Charts and diagrams as code
◇ ◇ ◇ ◇ ◇ ◇ ◇
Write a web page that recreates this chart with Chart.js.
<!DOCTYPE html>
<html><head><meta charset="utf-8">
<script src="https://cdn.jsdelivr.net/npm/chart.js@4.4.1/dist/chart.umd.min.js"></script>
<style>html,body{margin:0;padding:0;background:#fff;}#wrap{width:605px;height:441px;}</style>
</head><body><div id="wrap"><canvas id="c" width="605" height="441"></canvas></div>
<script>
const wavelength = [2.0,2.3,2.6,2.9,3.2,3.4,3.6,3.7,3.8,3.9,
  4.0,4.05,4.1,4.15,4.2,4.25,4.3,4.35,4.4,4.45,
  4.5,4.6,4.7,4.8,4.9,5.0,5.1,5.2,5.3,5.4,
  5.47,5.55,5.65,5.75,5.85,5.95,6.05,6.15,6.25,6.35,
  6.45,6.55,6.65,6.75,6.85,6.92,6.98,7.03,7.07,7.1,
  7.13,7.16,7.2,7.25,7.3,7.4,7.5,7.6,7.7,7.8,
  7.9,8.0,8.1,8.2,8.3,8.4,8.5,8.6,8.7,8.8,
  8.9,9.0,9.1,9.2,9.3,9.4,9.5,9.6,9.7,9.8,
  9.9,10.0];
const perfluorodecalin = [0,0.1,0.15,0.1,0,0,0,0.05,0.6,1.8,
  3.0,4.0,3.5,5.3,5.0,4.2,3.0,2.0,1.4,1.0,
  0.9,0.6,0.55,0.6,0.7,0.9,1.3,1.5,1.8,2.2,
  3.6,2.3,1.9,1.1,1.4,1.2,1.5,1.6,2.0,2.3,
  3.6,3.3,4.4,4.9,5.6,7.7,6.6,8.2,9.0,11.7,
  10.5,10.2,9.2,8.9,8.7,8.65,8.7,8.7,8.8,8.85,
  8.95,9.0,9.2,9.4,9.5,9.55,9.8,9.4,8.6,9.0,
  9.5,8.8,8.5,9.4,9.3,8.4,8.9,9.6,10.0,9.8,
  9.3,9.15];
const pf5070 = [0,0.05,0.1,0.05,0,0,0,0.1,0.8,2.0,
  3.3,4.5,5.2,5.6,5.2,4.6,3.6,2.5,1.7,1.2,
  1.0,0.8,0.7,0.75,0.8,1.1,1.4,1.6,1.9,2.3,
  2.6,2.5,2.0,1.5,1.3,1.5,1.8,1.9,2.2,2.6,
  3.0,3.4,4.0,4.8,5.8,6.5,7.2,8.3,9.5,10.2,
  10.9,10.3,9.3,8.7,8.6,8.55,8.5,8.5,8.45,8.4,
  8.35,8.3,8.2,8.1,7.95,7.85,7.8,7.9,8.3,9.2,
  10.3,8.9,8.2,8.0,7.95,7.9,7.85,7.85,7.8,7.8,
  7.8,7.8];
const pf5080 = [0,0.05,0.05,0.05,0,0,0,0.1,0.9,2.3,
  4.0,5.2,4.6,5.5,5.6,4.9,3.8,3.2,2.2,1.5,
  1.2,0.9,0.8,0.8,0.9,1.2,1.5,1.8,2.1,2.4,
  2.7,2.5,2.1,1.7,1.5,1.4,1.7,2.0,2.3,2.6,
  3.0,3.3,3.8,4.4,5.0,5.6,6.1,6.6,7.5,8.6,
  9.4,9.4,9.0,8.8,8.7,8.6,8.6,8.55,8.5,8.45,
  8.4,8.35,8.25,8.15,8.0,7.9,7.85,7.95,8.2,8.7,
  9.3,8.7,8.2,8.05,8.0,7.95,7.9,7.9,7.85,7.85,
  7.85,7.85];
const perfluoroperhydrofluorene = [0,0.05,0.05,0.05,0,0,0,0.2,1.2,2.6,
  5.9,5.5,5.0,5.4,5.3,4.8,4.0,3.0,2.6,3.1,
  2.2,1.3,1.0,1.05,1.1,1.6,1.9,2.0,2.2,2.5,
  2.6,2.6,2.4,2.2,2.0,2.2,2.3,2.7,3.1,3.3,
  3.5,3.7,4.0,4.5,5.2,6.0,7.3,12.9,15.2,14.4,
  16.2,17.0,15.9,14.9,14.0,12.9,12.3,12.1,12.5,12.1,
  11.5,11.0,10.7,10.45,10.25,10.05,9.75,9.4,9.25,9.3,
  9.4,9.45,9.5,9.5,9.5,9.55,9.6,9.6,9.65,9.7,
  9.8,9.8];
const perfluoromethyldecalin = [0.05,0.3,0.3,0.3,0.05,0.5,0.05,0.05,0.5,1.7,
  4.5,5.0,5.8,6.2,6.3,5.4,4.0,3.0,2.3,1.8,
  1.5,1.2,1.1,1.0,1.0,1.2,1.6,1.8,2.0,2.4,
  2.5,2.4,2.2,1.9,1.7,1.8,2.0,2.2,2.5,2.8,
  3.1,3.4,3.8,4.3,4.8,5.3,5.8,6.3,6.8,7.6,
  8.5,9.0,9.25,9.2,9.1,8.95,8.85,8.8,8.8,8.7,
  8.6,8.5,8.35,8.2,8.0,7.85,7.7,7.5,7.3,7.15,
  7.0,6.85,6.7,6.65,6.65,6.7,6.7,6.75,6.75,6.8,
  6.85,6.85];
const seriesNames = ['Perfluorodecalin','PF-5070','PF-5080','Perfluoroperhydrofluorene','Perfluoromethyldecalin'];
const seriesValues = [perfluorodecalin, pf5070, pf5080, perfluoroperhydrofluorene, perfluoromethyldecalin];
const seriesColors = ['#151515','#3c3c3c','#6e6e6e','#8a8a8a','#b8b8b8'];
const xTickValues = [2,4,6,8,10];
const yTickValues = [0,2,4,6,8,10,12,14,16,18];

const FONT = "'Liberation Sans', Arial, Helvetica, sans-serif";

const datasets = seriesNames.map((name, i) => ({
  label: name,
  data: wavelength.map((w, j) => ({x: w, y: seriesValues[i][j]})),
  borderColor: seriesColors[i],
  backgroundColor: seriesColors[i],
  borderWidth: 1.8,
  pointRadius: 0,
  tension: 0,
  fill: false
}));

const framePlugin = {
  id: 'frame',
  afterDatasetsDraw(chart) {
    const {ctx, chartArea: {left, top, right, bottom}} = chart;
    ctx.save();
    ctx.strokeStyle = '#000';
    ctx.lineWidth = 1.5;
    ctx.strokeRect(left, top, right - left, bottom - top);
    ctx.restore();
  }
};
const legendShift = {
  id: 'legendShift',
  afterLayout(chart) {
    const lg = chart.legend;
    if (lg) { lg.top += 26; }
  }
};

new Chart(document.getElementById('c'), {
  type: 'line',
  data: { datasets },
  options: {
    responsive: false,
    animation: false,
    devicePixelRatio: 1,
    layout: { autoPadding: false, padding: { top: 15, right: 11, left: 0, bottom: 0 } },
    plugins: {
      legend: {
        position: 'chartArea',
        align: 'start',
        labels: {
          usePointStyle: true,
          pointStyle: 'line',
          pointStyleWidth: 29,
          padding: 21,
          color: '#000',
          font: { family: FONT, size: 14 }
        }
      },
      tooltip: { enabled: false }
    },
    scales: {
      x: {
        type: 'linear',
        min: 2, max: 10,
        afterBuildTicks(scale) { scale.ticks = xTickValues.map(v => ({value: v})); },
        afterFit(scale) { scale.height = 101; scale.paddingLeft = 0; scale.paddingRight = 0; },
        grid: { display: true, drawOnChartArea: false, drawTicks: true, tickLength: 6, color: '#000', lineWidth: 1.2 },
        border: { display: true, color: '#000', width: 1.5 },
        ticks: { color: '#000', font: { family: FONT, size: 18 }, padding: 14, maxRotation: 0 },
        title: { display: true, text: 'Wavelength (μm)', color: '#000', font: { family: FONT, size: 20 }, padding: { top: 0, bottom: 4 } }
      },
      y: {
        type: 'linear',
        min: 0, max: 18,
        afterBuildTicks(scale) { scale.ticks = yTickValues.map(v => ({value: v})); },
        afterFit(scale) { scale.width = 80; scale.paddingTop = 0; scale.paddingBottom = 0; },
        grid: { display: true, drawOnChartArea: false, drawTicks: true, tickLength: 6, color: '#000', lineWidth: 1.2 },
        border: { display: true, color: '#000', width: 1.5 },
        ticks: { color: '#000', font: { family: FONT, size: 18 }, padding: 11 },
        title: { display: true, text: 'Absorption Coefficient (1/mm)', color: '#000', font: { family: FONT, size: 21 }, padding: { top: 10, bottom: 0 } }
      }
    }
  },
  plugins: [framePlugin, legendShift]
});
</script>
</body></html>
◇ ◇ ◇ ◇ ◇ ◇ ◇
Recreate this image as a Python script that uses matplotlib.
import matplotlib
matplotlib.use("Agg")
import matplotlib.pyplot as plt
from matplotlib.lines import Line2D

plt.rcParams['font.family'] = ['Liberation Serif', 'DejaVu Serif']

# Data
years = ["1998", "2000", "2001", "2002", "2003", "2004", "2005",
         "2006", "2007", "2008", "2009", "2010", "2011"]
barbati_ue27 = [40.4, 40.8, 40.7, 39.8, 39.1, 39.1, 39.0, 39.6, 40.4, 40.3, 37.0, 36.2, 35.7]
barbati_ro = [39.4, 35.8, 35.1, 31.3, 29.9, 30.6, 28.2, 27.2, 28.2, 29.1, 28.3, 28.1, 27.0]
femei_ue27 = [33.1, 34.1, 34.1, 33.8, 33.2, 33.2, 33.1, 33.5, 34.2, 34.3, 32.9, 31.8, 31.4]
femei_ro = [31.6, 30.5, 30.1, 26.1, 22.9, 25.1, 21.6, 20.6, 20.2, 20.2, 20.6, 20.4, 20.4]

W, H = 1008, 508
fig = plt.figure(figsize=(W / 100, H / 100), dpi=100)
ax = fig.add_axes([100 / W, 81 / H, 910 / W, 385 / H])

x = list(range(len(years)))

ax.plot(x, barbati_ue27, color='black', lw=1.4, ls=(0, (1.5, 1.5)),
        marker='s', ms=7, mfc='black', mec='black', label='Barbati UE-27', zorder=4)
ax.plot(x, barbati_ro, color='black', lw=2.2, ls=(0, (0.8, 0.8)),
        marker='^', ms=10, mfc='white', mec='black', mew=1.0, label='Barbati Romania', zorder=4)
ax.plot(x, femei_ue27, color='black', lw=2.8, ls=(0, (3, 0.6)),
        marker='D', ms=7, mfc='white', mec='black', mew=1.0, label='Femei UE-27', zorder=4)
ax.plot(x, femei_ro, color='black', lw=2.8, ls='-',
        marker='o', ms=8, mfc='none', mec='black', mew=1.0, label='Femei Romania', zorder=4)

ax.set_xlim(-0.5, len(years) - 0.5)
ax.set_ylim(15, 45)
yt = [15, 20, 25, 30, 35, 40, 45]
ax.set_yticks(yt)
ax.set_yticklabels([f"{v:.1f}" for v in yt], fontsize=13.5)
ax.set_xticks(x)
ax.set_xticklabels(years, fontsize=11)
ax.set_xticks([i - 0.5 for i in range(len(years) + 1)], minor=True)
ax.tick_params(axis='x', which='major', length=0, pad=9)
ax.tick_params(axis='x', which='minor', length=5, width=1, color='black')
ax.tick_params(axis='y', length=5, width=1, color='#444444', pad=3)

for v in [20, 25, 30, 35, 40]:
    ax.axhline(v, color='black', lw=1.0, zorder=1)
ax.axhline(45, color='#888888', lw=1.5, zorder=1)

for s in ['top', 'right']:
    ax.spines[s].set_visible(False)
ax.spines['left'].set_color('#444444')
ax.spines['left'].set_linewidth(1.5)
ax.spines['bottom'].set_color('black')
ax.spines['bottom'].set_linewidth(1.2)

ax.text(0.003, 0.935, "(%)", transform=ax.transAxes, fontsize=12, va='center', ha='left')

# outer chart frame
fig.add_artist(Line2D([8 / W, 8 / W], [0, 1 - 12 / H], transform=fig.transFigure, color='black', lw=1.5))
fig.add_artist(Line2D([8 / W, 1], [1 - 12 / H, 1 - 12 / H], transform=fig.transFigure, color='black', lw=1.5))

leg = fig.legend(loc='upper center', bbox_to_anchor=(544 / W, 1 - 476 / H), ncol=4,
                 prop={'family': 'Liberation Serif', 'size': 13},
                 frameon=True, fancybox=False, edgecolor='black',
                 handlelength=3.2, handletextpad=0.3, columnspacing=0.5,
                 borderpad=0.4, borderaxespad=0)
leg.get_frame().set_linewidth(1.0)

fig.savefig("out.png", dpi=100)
◇ ◇ ◇ ◇ ◇ ◇ ◇
→ Set exercise:
Within the listing above, give again exactly every line from the line with "Recreate this image" through the line with "20.6, 20.4, 20.4]", both included, and no other line.

→ Complete output:
Recreate this image as a Python script that uses matplotlib.
import matplotlib
matplotlib.use("Agg")
import matplotlib.pyplot as plt
from matplotlib.lines import Line2D

plt.rcParams['font.family'] = ['Liberation Serif', 'DejaVu Serif']

# Data
years = ["1998", "2000", "2001", "2002", "2003", "2004", "2005",
         "2006", "2007", "2008", "2009", "2010", "2011"]
barbati_ue27 = [40.4, 40.8, 40.7, 39.8, 39.1, 39.1, 39.0, 39.6, 40.4, 40.3, 37.0, 36.2, 35.7]
barbati_ro = [39.4, 35.8, 35.1, 31.3, 29.9, 30.6, 28.2, 27.2, 28.2, 29.1, 28.3, 28.1, 27.0]
femei_ue27 = [33.1, 34.1, 34.1, 33.8, 33.2, 33.2, 33.1, 33.5, 34.2, 34.3, 32.9, 31.8, 31.4]
femei_ro = [31.6, 30.5, 30.1, 26.1, 22.9, 25.1, 21.6, 20.6, 20.2, 20.2, 20.6, 20.4, 20.4]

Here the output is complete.